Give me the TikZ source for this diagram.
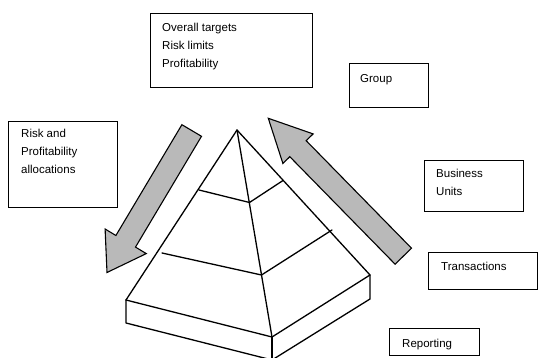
\documentclass[tikz,border=0pt]{standalone}
\usepackage{fontspec}
\setmainfont{Liberation Sans}
\begin{document}
\begin{tikzpicture}[x=1pt,y=-1pt,
  box/.style={draw, line width=1.1pt, rectangle, inner sep=0pt, anchor=north west},
  txt/.style={inner sep=0pt, anchor=base west, align=left,
    font=\fontsize{11.5pt}{18pt}\selectfont},
  edge/.style={line width=1.3pt, line join=round, line cap=round},
  bigarrow/.style={draw, line width=1.1pt, line join=miter, fill=gray!55}]
\useasboundingbox (0,0) rectangle (538,358);
\clip (0,0) rectangle (538,358);

% boxes (text nodes are anchored at the baseline of their last line)
\node[box, minimum width=162pt, minimum height=74pt] (targets) at (150,13) {};
\node[txt] (targetstxt) at ([shift={(12,55)}]targets.north west) {Overall targets\\Risk limits\\Profitability};

\node[box, minimum width=79pt, minimum height=44pt] (group) at (349,63) {};
\node[txt] (grouptxt) at ([shift={(11,20)}]group.north west) {Group};

\node[box, minimum width=109pt, minimum height=86pt] (alloc) at (8,121) {};
\node[txt] (alloctxt) at ([shift={(13,53)}]alloc.north west) {Risk and\\Profitability\\allocations};

\node[box, minimum width=99pt, minimum height=51pt] (units) at (424,160) {};
\node[txt] (unitstxt) at ([shift={(12,36)}]units.north west) {Business\\Units};

\node[box, minimum width=109pt, minimum height=37pt] (trans) at (428,252) {};
\node[txt] (transtxt) at ([shift={(13,18)}]trans.north west) {Transactions};

\node[box, minimum width=90pt, minimum height=27pt] (report) at (389,328) {};
\node[txt] (reporttxt) at ([shift={(13,19)}]report.north west) {Reporting};

% pyramid
\coordinate (A) at (237,130);
\coordinate (L) at (126,300);
\coordinate (F) at (272,337);
\coordinate (R) at (370,275);
\coordinate (Lb) at (126,323);
\coordinate (Fb) at (272,360);
\coordinate (Rb) at (370,299);
\draw[edge] (L) -- (A) -- (R);
\draw[edge] (A) -- (F);
\draw[edge] (L) -- (F) -- (R);
\draw[edge] (L) -- (Lb) -- (Fb) -- (Rb) -- (R);
\draw[edge] (F) -- (Fb);
% layers
\draw[edge] (199,190) -- (249.5,202.5) -- (283,180.5);
\draw[edge] (162,253) -- (261.5,275) -- (332,230);

% big arrows
\draw[bigarrow] (201.5,136.3) -- (135.5,247.1) -- (146.3,253.6) -- (107,272.5)
  -- (105.1,229.0) -- (115.9,235.5) -- (181.9,124.7) -- cycle;
\draw[bigarrow] (411.5,248.2) -- (306.2,140.7) -- (313.1,133.9) -- (268.3,118.3)
  -- (282.9,163.5) -- (289.8,156.7) -- (395.1,264.2) -- cycle;
\end{tikzpicture}
\end{document}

▬▬▬▬▬▬▬▬▬▬

Please write out all the data again word for word, but not the pictures.

Give me the TikZ source for this diagram.
\documentclass[tikz,border=0pt]{standalone}
\usepackage{fontspec}
\setmainfont{Liberation Sans}
\begin{document}
\begin{tikzpicture}[x=1pt,y=-1pt,
  box/.style={draw, line width=1.1pt, rectangle, inner sep=0pt, anchor=north west},
  txt/.style={inner sep=0pt, anchor=base west, align=left,
    font=\fontsize{11.5pt}{18pt}\selectfont},
  edge/.style={line width=1.3pt, line join=round, line cap=round},
  bigarrow/.style={draw, line width=1.1pt, line join=miter, fill=gray!55}]
\useasboundingbox (0,0) rectangle (538,358);
\clip (0,0) rectangle (538,358);

% boxes (text nodes are anchored at the baseline of their last line)
\node[box, minimum width=162pt, minimum height=74pt] (targets) at (150,13) {};
\node[txt] (targetstxt) at ([shift={(12,55)}]targets.north west) {Overall targets\\Risk limits\\Profitability};

\node[box, minimum width=79pt, minimum height=44pt] (group) at (349,63) {};
\node[txt] (grouptxt) at ([shift={(11,20)}]group.north west) {Group};

\node[box, minimum width=109pt, minimum height=86pt] (alloc) at (8,121) {};
\node[txt] (alloctxt) at ([shift={(13,53)}]alloc.north west) {Risk and\\Profitability\\allocations};

\node[box, minimum width=99pt, minimum height=51pt] (units) at (424,160) {};
\node[txt] (unitstxt) at ([shift={(12,36)}]units.north west) {Business\\Units};

\node[box, minimum width=109pt, minimum height=37pt] (trans) at (428,252) {};
\node[txt] (transtxt) at ([shift={(13,18)}]trans.north west) {Transactions};

\node[box, minimum width=90pt, minimum height=27pt] (report) at (389,328) {};
\node[txt] (reporttxt) at ([shift={(13,19)}]report.north west) {Reporting};

% pyramid
\coordinate (A) at (237,130);
\coordinate (L) at (126,300);
\coordinate (F) at (272,337);
\coordinate (R) at (370,275);
\coordinate (Lb) at (126,323);
\coordinate (Fb) at (272,360);
\coordinate (Rb) at (370,299);
\draw[edge] (L) -- (A) -- (R);
\draw[edge] (A) -- (F);
\draw[edge] (L) -- (F) -- (R);
\draw[edge] (L) -- (Lb) -- (Fb) -- (Rb) -- (R);
\draw[edge] (F) -- (Fb);
% layers
\draw[edge] (199,190) -- (249.5,202.5) -- (283,180.5);
\draw[edge] (162,253) -- (261.5,275) -- (332,230);

% big arrows
\draw[bigarrow] (201.5,136.3) -- (135.5,247.1) -- (146.3,253.6) -- (107,272.5)
  -- (105.1,229.0) -- (115.9,235.5) -- (181.9,124.7) -- cycle;
\draw[bigarrow] (411.5,248.2) -- (306.2,140.7) -- (313.1,133.9) -- (268.3,118.3)
  -- (282.9,163.5) -- (289.8,156.7) -- (395.1,264.2) -- cycle;
\end{tikzpicture}
\end{document}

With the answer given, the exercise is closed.